#### Required work
Retype the records below from their first line through the line holding "(0,0) rectangle (817,416);", including both ends and no pictures.

# Entries start

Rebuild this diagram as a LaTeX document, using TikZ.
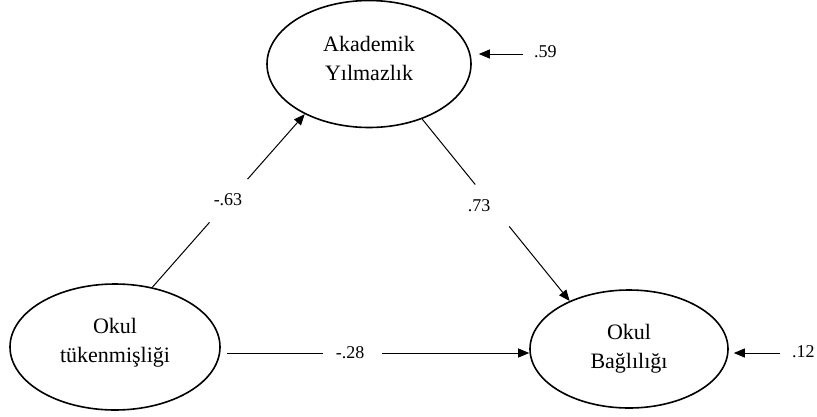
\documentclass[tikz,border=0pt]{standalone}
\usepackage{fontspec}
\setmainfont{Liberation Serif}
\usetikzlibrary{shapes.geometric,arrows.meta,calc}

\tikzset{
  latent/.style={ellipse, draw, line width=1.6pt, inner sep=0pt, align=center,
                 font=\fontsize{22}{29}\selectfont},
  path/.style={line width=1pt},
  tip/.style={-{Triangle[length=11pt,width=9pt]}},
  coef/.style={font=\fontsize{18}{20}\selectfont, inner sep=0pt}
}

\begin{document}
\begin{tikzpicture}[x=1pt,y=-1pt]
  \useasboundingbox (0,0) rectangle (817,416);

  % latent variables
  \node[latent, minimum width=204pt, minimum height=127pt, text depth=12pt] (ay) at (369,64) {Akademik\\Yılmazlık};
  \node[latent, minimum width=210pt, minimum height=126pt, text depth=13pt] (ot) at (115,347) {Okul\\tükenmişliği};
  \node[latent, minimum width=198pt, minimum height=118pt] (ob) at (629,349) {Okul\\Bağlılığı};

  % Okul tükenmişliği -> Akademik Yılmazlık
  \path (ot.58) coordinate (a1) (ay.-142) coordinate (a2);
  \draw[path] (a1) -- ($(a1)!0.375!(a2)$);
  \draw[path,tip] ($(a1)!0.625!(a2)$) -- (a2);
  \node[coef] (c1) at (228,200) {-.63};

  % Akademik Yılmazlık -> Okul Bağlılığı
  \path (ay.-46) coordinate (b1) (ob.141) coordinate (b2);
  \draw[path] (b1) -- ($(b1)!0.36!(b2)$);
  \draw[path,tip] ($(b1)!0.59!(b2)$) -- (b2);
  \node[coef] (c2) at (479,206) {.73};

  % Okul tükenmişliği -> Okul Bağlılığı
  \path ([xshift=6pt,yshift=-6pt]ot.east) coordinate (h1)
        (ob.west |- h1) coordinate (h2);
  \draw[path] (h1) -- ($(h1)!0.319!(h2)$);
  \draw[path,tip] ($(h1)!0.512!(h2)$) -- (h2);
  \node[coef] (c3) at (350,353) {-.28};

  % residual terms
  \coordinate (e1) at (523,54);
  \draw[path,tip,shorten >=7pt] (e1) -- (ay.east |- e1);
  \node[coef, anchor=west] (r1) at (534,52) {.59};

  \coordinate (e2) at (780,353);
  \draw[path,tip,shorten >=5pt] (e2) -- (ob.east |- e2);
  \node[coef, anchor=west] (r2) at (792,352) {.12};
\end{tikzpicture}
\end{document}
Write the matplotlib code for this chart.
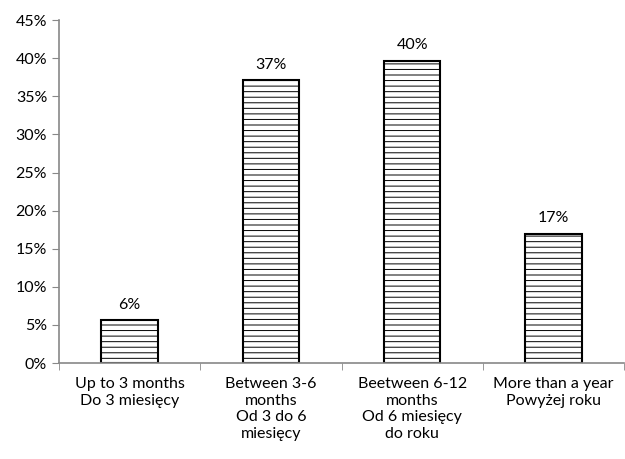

# Entries end

#### Worked solution
Rebuild this diagram as a LaTeX document, using TikZ.
\documentclass[tikz,border=0pt]{standalone}
\usepackage{fontspec}
\setmainfont{Liberation Serif}
\usetikzlibrary{shapes.geometric,arrows.meta,calc}

\tikzset{
  latent/.style={ellipse, draw, line width=1.6pt, inner sep=0pt, align=center,
                 font=\fontsize{22}{29}\selectfont},
  path/.style={line width=1pt},
  tip/.style={-{Triangle[length=11pt,width=9pt]}},
  coef/.style={font=\fontsize{18}{20}\selectfont, inner sep=0pt}
}

\begin{document}
\begin{tikzpicture}[x=1pt,y=-1pt]
  \useasboundingbox (0,0) rectangle (817,416);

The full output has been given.